EXERCISE >> Scan the records for the string "that"; copy each line where it occurs.

#####

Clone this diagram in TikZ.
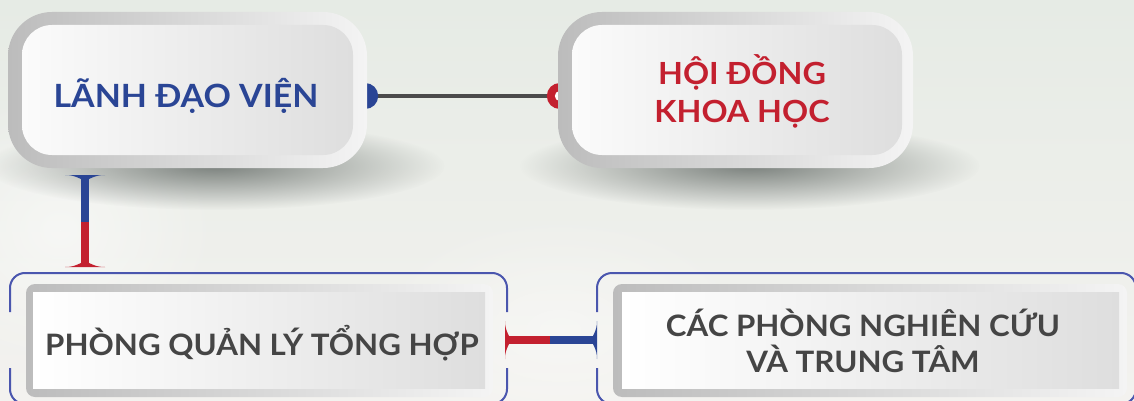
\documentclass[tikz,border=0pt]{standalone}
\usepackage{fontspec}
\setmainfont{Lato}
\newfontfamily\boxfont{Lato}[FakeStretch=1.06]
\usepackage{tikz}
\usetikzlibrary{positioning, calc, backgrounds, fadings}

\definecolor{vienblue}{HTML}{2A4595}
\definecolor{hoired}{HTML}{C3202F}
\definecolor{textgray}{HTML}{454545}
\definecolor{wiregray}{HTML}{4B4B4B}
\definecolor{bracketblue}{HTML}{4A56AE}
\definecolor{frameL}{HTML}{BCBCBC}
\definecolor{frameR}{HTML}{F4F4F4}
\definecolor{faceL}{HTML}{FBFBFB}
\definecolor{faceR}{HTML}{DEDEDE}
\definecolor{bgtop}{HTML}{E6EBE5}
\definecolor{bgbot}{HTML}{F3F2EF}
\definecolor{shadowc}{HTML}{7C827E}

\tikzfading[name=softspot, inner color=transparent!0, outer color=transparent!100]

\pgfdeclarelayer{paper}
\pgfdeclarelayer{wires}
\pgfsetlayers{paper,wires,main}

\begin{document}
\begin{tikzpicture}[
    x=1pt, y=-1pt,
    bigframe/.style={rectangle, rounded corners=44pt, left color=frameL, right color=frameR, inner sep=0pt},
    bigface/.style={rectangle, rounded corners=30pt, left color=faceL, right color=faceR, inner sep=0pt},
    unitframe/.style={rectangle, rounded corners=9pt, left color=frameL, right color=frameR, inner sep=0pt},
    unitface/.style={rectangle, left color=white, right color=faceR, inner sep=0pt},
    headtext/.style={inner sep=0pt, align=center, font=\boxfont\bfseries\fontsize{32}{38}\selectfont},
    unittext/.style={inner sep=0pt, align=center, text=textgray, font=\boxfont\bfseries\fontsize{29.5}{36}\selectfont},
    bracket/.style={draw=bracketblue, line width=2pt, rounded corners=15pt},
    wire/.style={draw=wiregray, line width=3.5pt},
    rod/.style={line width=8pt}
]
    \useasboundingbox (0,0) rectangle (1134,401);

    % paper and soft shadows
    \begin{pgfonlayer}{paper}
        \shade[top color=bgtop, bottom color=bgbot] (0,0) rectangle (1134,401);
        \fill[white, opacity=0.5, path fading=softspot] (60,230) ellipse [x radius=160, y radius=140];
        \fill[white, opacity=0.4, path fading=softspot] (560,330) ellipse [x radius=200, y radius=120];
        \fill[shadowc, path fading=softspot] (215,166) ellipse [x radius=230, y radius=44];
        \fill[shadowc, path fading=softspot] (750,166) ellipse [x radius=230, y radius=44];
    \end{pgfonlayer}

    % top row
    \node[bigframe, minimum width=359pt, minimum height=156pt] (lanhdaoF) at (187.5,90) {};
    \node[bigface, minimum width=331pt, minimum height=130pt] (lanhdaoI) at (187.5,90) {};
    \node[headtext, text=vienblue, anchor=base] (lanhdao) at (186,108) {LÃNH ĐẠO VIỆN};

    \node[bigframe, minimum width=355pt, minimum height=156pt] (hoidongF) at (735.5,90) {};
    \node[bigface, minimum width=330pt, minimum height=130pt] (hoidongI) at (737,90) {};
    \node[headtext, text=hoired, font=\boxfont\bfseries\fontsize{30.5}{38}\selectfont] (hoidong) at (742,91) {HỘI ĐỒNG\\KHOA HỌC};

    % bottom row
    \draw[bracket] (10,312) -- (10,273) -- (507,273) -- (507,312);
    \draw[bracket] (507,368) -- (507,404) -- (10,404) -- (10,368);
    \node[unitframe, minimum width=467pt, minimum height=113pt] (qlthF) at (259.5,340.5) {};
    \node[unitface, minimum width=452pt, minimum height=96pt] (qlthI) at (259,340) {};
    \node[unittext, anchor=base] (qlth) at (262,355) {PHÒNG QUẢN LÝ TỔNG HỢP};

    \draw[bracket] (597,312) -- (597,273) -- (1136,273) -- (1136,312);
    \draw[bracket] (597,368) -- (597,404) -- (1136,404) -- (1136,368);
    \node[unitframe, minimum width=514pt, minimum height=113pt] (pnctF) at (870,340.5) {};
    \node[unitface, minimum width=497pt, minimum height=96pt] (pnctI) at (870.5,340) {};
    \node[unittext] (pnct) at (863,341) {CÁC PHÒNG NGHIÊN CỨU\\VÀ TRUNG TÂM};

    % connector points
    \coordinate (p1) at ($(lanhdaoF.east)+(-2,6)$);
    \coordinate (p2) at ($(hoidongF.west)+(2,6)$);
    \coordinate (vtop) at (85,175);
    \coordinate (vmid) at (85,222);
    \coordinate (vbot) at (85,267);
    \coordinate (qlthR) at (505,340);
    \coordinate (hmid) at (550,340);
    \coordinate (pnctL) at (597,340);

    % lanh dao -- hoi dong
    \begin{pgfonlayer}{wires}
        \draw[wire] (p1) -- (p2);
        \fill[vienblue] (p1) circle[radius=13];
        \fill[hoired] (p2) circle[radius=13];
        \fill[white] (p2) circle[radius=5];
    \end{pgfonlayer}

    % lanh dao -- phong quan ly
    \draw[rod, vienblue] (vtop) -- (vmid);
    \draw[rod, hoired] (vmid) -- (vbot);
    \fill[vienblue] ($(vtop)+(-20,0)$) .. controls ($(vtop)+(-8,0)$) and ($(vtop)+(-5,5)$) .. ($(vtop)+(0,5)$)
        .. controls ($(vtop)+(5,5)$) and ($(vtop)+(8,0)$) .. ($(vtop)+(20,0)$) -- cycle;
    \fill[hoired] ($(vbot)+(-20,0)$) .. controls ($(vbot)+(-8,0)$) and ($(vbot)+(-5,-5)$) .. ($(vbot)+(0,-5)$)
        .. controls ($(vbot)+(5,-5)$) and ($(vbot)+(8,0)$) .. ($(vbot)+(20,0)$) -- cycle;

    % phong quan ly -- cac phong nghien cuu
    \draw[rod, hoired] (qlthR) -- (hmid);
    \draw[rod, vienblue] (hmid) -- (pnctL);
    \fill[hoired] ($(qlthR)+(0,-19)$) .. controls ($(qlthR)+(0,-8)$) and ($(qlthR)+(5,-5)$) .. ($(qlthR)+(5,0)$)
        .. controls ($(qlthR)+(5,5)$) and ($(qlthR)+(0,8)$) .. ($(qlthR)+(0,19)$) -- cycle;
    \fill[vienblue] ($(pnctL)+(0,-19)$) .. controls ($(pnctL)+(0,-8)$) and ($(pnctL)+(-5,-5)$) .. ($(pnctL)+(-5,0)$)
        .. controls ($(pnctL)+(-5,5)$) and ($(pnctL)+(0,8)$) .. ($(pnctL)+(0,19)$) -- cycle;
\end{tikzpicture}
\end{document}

#####

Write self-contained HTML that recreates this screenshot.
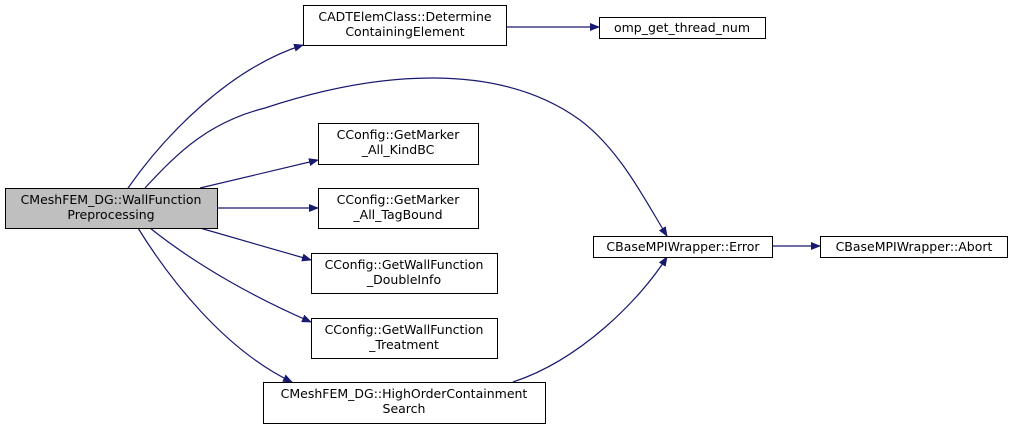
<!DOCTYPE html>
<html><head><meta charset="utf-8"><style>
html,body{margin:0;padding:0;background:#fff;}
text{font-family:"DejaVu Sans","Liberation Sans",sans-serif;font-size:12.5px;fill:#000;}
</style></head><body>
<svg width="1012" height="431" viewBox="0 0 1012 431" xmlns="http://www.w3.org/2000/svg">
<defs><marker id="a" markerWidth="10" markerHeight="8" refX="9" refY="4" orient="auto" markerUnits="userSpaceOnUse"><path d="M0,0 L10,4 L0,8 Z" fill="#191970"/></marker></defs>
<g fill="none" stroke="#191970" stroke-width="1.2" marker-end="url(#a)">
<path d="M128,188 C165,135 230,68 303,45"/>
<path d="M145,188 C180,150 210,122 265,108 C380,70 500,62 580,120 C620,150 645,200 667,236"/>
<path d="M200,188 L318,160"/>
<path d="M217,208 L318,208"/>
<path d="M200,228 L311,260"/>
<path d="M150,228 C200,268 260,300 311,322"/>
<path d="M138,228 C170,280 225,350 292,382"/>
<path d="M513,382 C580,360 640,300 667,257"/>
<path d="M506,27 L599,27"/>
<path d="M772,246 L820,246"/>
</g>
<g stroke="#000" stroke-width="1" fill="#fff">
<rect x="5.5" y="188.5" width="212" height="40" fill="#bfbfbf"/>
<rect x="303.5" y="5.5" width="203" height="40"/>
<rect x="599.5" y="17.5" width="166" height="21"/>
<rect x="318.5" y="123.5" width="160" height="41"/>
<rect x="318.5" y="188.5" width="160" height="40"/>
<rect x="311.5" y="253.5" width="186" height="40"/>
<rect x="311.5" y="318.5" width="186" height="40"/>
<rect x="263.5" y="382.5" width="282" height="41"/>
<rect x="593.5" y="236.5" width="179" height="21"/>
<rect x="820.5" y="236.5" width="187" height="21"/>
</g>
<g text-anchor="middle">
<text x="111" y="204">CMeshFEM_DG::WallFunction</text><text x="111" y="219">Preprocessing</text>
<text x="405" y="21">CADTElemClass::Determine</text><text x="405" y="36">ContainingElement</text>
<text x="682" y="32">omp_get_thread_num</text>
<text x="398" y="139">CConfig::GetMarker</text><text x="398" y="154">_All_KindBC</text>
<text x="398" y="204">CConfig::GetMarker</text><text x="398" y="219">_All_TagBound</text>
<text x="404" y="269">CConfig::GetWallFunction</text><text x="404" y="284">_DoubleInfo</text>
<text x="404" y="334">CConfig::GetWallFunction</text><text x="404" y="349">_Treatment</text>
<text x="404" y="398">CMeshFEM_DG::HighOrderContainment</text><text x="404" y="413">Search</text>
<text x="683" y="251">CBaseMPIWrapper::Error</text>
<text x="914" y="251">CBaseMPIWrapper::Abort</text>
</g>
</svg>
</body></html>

#####

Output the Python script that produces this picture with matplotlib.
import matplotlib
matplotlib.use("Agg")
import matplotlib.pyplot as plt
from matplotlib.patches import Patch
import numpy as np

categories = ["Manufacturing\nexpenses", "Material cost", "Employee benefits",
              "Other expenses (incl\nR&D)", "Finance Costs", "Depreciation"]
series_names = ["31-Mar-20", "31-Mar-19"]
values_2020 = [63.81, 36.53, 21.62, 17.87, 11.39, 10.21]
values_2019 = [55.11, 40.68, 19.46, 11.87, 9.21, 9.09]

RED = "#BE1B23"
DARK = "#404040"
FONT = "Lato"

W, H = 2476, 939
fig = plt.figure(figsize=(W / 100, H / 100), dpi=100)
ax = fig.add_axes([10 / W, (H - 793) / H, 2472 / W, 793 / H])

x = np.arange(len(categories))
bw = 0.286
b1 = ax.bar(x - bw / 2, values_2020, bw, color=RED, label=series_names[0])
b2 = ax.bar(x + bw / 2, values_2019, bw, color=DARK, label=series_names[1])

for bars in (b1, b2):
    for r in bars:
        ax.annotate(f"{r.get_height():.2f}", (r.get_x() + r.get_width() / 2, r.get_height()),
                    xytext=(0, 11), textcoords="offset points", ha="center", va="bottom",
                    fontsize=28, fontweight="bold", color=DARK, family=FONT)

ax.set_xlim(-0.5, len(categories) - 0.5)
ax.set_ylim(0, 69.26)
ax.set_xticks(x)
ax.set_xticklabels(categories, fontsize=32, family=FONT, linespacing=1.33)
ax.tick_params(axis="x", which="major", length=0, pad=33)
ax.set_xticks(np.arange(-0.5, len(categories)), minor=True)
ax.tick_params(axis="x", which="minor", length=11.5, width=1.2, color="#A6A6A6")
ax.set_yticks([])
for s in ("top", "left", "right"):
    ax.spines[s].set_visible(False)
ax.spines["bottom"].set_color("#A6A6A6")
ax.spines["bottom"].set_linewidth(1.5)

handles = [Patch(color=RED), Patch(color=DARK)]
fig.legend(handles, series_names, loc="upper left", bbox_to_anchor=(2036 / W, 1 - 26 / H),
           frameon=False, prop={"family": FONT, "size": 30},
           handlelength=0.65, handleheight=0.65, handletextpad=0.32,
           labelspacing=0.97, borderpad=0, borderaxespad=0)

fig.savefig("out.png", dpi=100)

#####

WORKED SOLUTION >>
Write self-contained HTML that recreates this screenshot.
Output the Python script that produces this picture with matplotlib.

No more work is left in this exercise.